_The task_
Extract all lines in the data that contain the word "this".
** BEGIN Supplied entries **
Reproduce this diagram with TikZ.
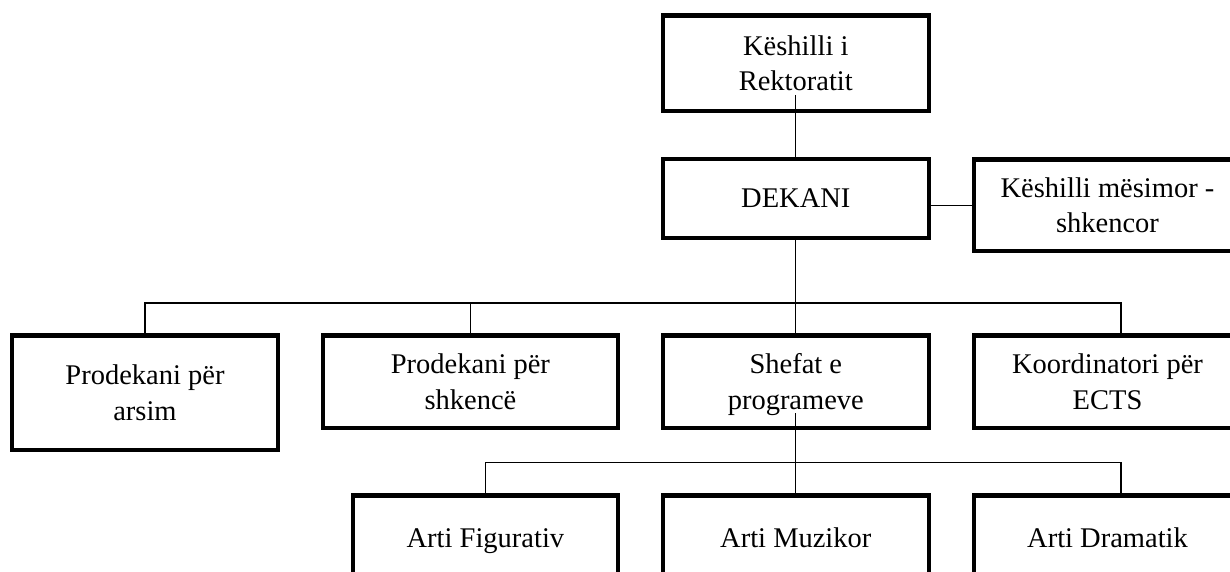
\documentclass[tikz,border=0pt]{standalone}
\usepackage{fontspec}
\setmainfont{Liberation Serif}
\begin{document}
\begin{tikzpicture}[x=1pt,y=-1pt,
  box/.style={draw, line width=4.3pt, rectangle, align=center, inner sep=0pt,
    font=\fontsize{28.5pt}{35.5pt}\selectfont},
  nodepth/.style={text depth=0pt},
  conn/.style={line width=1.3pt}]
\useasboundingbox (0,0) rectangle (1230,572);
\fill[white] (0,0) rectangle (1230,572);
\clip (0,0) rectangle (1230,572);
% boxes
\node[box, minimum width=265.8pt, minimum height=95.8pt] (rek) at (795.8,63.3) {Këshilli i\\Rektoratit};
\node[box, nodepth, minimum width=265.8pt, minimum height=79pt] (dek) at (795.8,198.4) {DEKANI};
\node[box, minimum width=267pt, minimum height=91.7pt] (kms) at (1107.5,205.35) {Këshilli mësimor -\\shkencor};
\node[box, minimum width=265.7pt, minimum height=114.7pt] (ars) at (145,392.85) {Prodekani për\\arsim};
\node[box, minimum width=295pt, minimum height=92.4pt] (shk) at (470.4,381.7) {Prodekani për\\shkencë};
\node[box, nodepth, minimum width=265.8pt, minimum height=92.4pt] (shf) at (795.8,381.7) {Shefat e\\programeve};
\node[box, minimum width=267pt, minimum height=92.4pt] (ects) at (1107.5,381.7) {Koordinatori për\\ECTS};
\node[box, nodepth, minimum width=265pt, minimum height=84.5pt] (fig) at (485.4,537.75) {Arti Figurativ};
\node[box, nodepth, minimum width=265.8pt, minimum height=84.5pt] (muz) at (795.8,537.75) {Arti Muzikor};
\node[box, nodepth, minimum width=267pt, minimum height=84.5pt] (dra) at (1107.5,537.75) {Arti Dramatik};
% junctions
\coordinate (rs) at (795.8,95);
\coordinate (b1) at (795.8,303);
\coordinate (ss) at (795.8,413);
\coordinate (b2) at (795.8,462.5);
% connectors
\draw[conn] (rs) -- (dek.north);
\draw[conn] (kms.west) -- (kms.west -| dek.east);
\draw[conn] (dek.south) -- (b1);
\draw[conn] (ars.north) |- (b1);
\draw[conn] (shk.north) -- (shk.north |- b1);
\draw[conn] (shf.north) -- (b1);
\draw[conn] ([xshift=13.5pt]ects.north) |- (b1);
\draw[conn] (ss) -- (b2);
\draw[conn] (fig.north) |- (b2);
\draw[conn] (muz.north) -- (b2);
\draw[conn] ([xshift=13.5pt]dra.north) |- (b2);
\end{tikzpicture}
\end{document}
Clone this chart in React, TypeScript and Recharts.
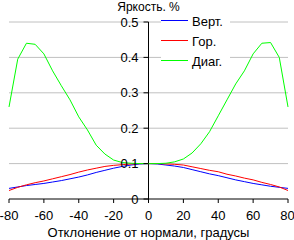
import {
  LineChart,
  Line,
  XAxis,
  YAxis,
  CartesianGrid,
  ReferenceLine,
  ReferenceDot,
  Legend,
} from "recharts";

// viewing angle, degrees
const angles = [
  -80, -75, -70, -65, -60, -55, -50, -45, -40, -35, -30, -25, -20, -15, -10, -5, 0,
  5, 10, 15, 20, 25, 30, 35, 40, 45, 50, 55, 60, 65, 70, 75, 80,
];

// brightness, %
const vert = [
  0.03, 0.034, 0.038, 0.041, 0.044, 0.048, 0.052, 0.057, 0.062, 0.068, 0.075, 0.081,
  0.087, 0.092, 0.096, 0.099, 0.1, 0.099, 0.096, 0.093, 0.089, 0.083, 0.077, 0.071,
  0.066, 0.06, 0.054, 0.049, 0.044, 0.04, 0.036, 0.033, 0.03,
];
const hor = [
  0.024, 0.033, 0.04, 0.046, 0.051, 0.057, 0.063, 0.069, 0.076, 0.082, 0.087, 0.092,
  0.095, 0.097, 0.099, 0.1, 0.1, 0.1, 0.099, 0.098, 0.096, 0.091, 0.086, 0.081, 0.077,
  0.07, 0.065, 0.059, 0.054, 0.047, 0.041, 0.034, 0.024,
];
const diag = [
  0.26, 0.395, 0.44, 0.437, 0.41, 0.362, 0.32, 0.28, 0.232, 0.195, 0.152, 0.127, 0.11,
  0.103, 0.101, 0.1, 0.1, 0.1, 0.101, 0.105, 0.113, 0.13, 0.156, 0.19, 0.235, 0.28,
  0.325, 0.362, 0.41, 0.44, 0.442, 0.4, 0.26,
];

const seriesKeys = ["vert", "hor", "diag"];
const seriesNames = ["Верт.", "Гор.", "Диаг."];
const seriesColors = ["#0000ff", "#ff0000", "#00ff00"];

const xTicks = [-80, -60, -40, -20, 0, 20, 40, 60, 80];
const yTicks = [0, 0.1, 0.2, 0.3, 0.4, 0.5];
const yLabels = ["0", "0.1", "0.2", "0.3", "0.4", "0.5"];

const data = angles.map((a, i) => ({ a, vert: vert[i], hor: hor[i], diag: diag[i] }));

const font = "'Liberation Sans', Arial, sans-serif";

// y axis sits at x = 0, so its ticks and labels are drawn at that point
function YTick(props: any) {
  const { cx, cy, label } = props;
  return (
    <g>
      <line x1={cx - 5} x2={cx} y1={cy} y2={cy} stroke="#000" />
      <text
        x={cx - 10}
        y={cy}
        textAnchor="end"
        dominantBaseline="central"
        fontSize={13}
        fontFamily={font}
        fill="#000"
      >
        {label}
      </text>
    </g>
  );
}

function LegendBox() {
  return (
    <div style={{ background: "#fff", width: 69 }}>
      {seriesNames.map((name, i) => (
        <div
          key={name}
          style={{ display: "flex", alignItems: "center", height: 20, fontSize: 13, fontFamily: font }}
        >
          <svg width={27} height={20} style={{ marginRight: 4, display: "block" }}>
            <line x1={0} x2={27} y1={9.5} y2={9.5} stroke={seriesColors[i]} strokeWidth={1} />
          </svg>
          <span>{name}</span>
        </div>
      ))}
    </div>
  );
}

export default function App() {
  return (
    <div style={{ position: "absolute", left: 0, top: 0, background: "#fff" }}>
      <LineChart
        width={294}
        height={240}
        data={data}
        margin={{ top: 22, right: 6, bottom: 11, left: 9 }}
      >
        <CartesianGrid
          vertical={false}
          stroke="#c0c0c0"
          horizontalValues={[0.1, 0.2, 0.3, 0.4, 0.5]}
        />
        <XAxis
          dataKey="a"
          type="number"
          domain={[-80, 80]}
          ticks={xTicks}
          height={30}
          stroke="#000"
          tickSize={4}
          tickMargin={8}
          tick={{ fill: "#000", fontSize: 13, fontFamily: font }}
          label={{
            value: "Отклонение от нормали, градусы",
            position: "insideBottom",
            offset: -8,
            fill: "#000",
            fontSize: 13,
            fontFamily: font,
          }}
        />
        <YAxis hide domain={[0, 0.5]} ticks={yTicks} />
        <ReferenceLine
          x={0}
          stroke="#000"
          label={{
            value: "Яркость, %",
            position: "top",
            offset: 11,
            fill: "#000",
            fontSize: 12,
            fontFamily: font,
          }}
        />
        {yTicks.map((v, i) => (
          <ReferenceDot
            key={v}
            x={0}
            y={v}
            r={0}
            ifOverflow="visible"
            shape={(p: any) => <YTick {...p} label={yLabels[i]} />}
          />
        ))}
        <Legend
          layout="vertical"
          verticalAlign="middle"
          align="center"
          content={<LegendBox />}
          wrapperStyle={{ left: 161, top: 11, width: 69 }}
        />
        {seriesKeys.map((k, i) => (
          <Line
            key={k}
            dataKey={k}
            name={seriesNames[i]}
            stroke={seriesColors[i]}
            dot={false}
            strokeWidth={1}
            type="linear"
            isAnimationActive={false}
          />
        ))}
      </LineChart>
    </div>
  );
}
** END Supplied entries **
_Full answer_
Reproduce this diagram with TikZ.
Clone this chart in React, TypeScript and Recharts.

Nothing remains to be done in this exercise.